> **EXERCISE OBJECTIVE**: Leave out the pictures, and write out exactly the lines from the beginning of the material to the line holding "const householdSizeComposition = [1.04, 2.05, 3.05, 4.34];", that line included, and nothing else.

> **GIVEN ENTRIES**:
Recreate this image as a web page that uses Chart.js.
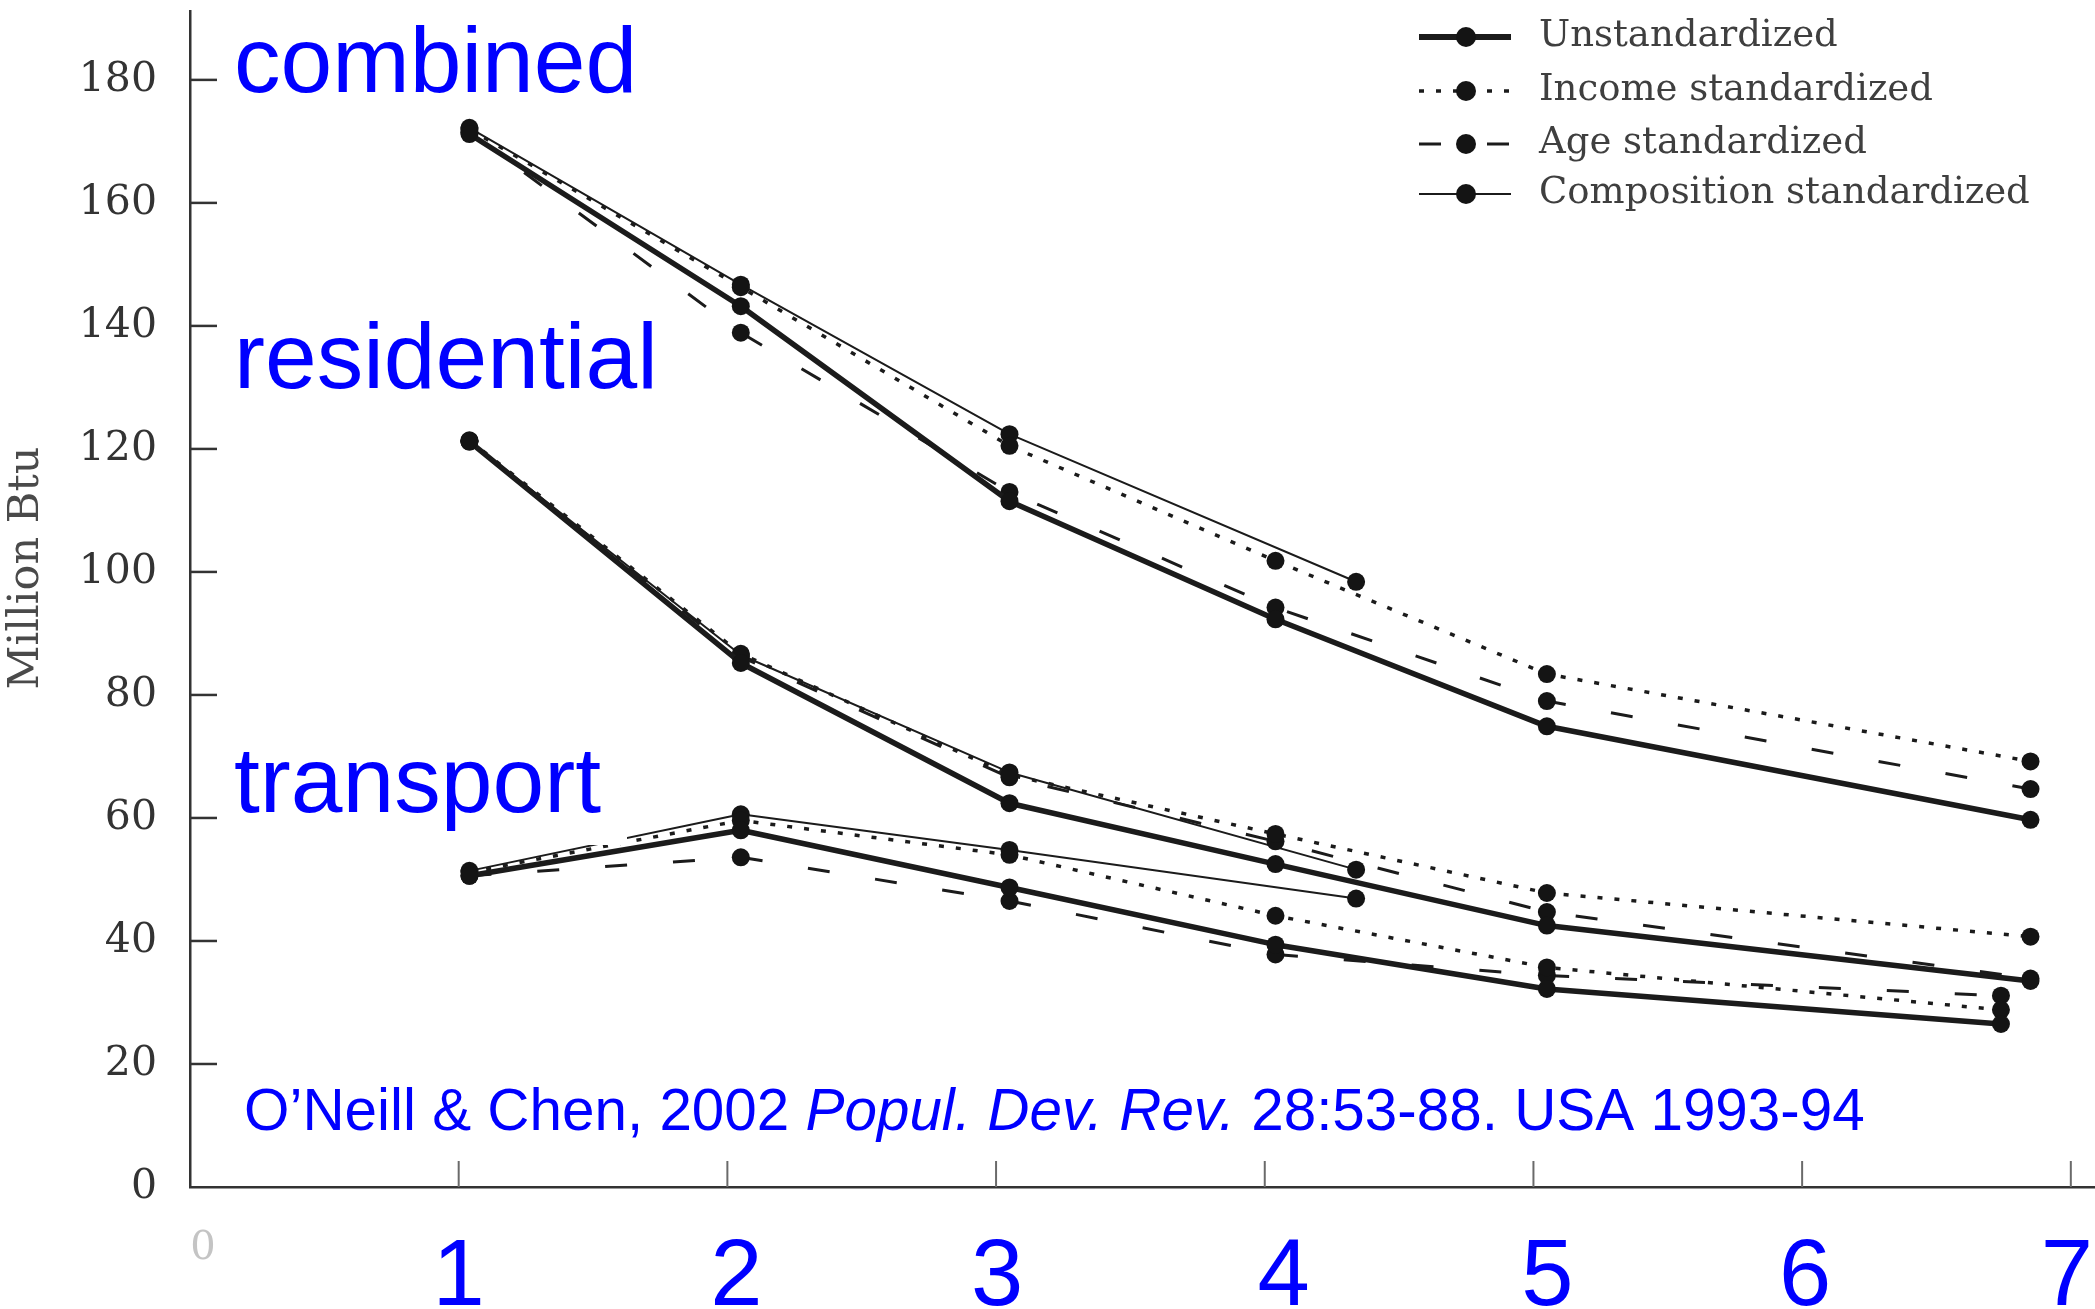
<!DOCTYPE html>
<html>
<head>
<meta charset="utf-8">
<title>Household energy use by household size</title>
<script src="https://cdn.jsdelivr.net/npm/chart.js@4.4.1/dist/chart.umd.min.js"></script>
<style>
  html, body { margin: 0; padding: 0; background: #ffffff; }
  #wrap { width: 2095px; height: 1309px; position: relative; }
  canvas { display: block; }
</style>
</head>
<body>
<div id="wrap"><canvas id="chart" width="2095" height="1309"></canvas></div>
<script>
// ---- data -------------------------------------------------------------
// Household size (x) at which each group mean is plotted
const householdSize            = [1.04, 2.05, 3.05, 4.04, 5.05, 6.85];
const householdSizeTransport   = [1.04, 2.05, 3.05, 4.04, 5.05, 6.74];
const householdSizeComposition = [1.04, 2.05, 3.05, 4.34];

const seriesNames = ['Unstandardized', 'Income standardized', 'Age standardized', 'Composition standardized'];
const groupNames  = ['combined', 'residential', 'transport'];

// Energy use per capita, million Btu
const combinedUnstandardized    = [171.2, 143.2, 111.5, 92.3, 74.9, 59.7];
const combinedIncome            = [172.0, 146.3, 120.5, 101.8, 83.4, 69.2];
const combinedAge               = [171.5, 138.9, 113.0, 94.2, 79.0, 64.7];
const combinedComposition       = [172.2, 146.7, 122.4, 98.4];

const residentialUnstandardized = [121.2, 85.2, 62.4, 52.5, 42.5, 33.5];
const residentialIncome         = [121.4, 86.7, 67.0, 57.4, 47.8, 40.7];
const residentialAge            = [121.2, 86.2, 66.6, 56.2, 44.7, 33.9];
const residentialComposition    = [121.3, 86.5, 67.4, 51.6];

const transportUnstandardized   = [50.6, 58.0, 48.7, 39.4, 32.2, 26.5];
const transportIncome           = [51.2, 59.6, 54.0, 44.1, 35.7, 28.8];
const transportAge              = [50.6, 53.6, 46.5, 37.8, 34.4, 31.1];
const transportComposition      = [51.4, 60.6, 54.8, 46.9];

const xTickValues = [0, 1, 2, 3, 4, 5, 6, 7];
const xTickLabels = ['0', '1', '2', '3', '4', '5', '6', '7'];
const yTickValues = [0, 20, 40, 60, 80, 100, 120, 140, 160, 180];
const yAxisTitle  = 'Million Btu';
const citationPlain1 = 'O\u2019Neill & Chen, 2002 ';
const citationItalic = 'Popul. Dev. Rev.';
const citationPlain2 = ' 28:53-88. USA 1993-94';

// ---- styling ----------------------------------------------------------
const INK = '#1b1b1b';
const AXIS = '#333333';
const BLUE = '#0000ff';
const SERIF = '"DejaVu Serif", serif';
const SANS = '"Liberation Sans", Arial, sans-serif';

// small horizontal nudges (in axis units) for the hand-placed x labels
const xLabelNudge = [0.048, 0, 0.034, 0.004, 0.07, 0.052, 0.011, -0.015];

const seriesStyles = [
  { borderWidth: 5.5, borderDash: [] },        // unstandardized: heavy solid
  { borderWidth: 3.5, borderDash: [5, 12] },    // income: dotted
  { borderWidth: 3,   borderDash: [22, 46] },   // age: long dash
  { borderWidth: 2,   borderDash: [] }          // composition: thin solid
];

const groupSeries = {
  combined:    [combinedUnstandardized, combinedIncome, combinedAge, combinedComposition],
  residential: [residentialUnstandardized, residentialIncome, residentialAge, residentialComposition],
  transport:   [transportUnstandardized, transportIncome, transportAge, transportComposition]
};

function xFor(group, seriesIndex) {
  if (seriesIndex === 3) return householdSizeComposition;
  return group === 'transport' ? householdSizeTransport : householdSize;
}

const datasets = [];
groupNames.forEach(group => {
  groupSeries[group].forEach((values, s) => {
    const xs = xFor(group, s);
    datasets.push({
      label: group + ' \u2013 ' + seriesNames[s],
      data: values.map((v, i) => ({ x: xs[i], y: v })),
      borderColor: INK,
      borderWidth: seriesStyles[s].borderWidth,
      borderDash: seriesStyles[s].borderDash,
      borderCapStyle: 'butt',
      borderJoinStyle: 'round',
      tension: 0,
      fill: false,
      pointRadius: 9,
      pointHoverRadius: 9,
      pointBackgroundColor: '#141414',
      pointBorderWidth: 0
    });
  });
});

// ---- plugins ----------------------------------------------------------
// Tick marks pointing into the plot area
const inwardTicks = {
  id: 'inwardTicks',
  afterDatasetsDraw(chart) {
    const { ctx, chartArea, scales: { x, y } } = chart;
    ctx.save();
    ctx.lineCap = 'butt';
    ctx.strokeStyle = AXIS;
    ctx.lineWidth = 2.5;
    yTickValues.forEach(v => {
      if (v === 0) return;
      const py = y.getPixelForValue(v);
      ctx.beginPath();
      ctx.moveTo(chartArea.left, py);
      ctx.lineTo(chartArea.left + 27, py);
      ctx.stroke();
    });
    ctx.strokeStyle = '#6a6a6a';
    ctx.lineWidth = 2;
    xTickValues.forEach(v => {
      if (v === 0) return;
      const px = x.getPixelForValue(v);
      ctx.beginPath();
      ctx.moveTo(px, chartArea.bottom);
      ctx.lineTo(px, chartArea.bottom - 26);
      ctx.stroke();
    });
    ctx.restore();
  }
};

// Group names, source note, legend and y-axis title
const annotations = {
  id: 'annotations',
  afterDatasetsDraw(chart) {
    const { ctx } = chart;
    ctx.save();

    // white panel behind the "transport" label
    ctx.fillStyle = '#ffffff';
    ctx.fillRect(226, 736, 401, 109);

    ctx.fillStyle = BLUE;
    ctx.textBaseline = 'alphabetic';
    ctx.textAlign = 'left';
    ctx.font = '93px ' + SANS;
    ctx.fillText(groupNames[0], 234, 92);
    ctx.fillText(groupNames[1], 234, 388);
    ctx.fillText(groupNames[2], 234, 812);

    // source note, journal title in italics
    ctx.font = '58.4px ' + SANS;
    let cx = 244;
    const cy = 1130;
    ctx.fillText(citationPlain1, cx, cy);
    cx += ctx.measureText(citationPlain1).width;
    ctx.font = 'italic 58.4px ' + SANS;
    ctx.fillText(citationItalic, cx, cy);
    cx += ctx.measureText(citationItalic).width;
    ctx.font = '58.4px ' + SANS;
    ctx.fillText(citationPlain2, cx, cy);

    // legend
    const rowY = [37, 91, 144, 194];
    const lx0 = 1419, lx1 = 1511, dotX = 1466;
    seriesNames.forEach((name, i) => {
      const st = seriesStyles[i];
      const yy = rowY[i];
      ctx.strokeStyle = INK;
      ctx.lineWidth = st.borderWidth + (i === 0 ? 0.5 : 0);
      ctx.setLineDash(st.borderDash);
      ctx.lineDashOffset = 0;
      ctx.beginPath();
      ctx.moveTo(lx0, yy);
      ctx.lineTo(lx1, yy);
      ctx.stroke();
      ctx.setLineDash([]);
      ctx.fillStyle = '#141414';
      ctx.beginPath();
      ctx.arc(dotX, yy, 10, 0, Math.PI * 2);
      ctx.fill();
      ctx.fillStyle = '#3f3f3f';
      ctx.font = '37px ' + SERIF;
      ctx.fillText(name, 1539, yy + 9);
    });

    // y-axis title
    ctx.translate(27, 568);
    ctx.rotate(-Math.PI / 2);
    ctx.textAlign = 'center';
    ctx.textBaseline = 'middle';
    ctx.fillStyle = '#4a4a4a';
    ctx.font = '43px ' + SERIF;
    ctx.fillText(yAxisTitle, 0, 0);

    ctx.restore();
  }
};

// ---- chart ------------------------------------------------------------
new Chart(document.getElementById('chart'), {
  type: 'line',
  data: { datasets },
  plugins: [inwardTicks, annotations],
  options: {
    responsive: false,
    animation: false,
    events: [],
    layout: { autoPadding: false, padding: { top: 11, right: 0, bottom: 0, left: 0 } },
    plugins: { legend: { display: false }, tooltip: { enabled: false } },
    scales: {
      x: {
        type: 'linear',
        position: 'bottom',
        min: 0,
        max: 7.09,
        // label anchors; the tick marks themselves are drawn at xTickValues
        afterBuildTicks: scale => { scale.ticks = xTickValues.map((v, i) => ({ value: v + xLabelNudge[i] })); },
        afterFit: scale => { scale.height = 122; scale.paddingLeft = 0; scale.paddingRight = 0; },
        grid: { display: false, drawTicks: false },
        border: { display: true, color: AXIS, width: 2.5 },
        ticks: {
          padding: 36,
          autoSkip: false,
          maxRotation: 0,
          callback: (value) => xTickLabels[Math.round(value)],
          color: ctx => (ctx.tick && Math.round(ctx.tick.value) === 0) ? '#c4c4c4' : BLUE,
          font: ctx => (ctx.tick && Math.round(ctx.tick.value) === 0)
            ? { family: SERIF, size: 40, lineHeight: 1.3 }
            : { family: SANS, size: 94, lineHeight: 1.2 }
        }
      },
      y: {
        type: 'linear',
        position: 'left',
        min: 0,
        max: 191.2,
        afterBuildTicks: scale => { scale.ticks = yTickValues.map(v => ({ value: v })); },
        afterFit: scale => { scale.width = 190; scale.paddingTop = 0; scale.paddingBottom = 0; },
        grid: { display: false, drawTicks: false },
        border: { display: true, color: AXIS, width: 2.5 },
        ticks: {
          padding: 33,
          autoSkip: false,
          color: '#333333',
          font: { family: SERIF, size: 41 },
          callback: (value) => String(value)
        }
      }
    }
  }
});
</script>
</body>
</html>
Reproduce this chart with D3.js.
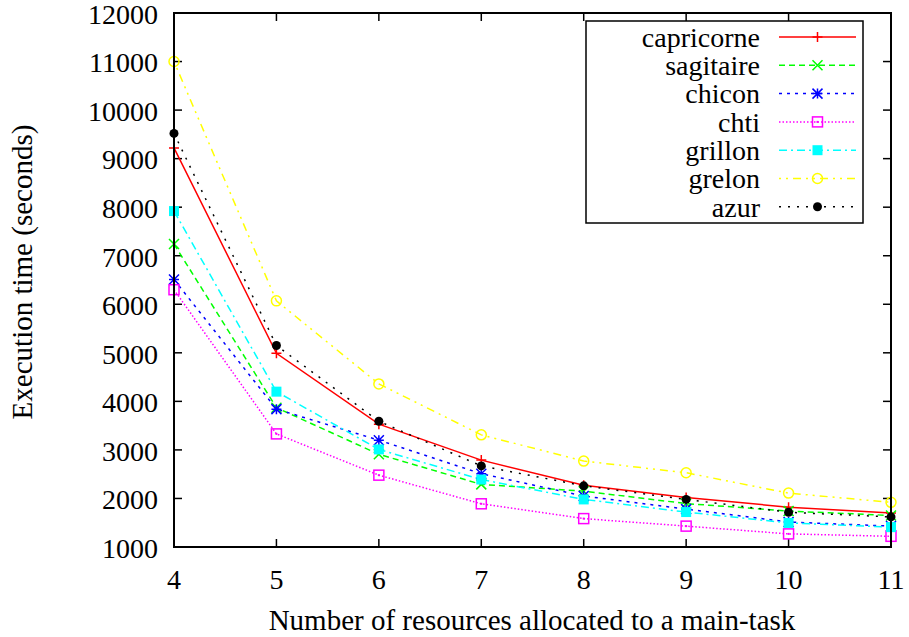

> **EXERCISE OUTPUT**:
Recreate this image as a web page that uses Chart.js.
<!DOCTYPE html>
<html>
<head>
<meta charset="utf-8">
<title>Household energy use by household size</title>
<script src="https://cdn.jsdelivr.net/npm/chart.js@4.4.1/dist/chart.umd.min.js"></script>
<style>
  html, body { margin: 0; padding: 0; background: #ffffff; }
  #wrap { width: 2095px; height: 1309px; position: relative; }
  canvas { display: block; }
</style>
</head>
<body>
<div id="wrap"><canvas id="chart" width="2095" height="1309"></canvas></div>
<script>
// ---- data -------------------------------------------------------------
// Household size (x) at which each group mean is plotted
const householdSize            = [1.04, 2.05, 3.05, 4.04, 5.05, 6.85];
const householdSizeTransport   = [1.04, 2.05, 3.05, 4.04, 5.05, 6.74];
const householdSizeComposition = [1.04, 2.05, 3.05, 4.34];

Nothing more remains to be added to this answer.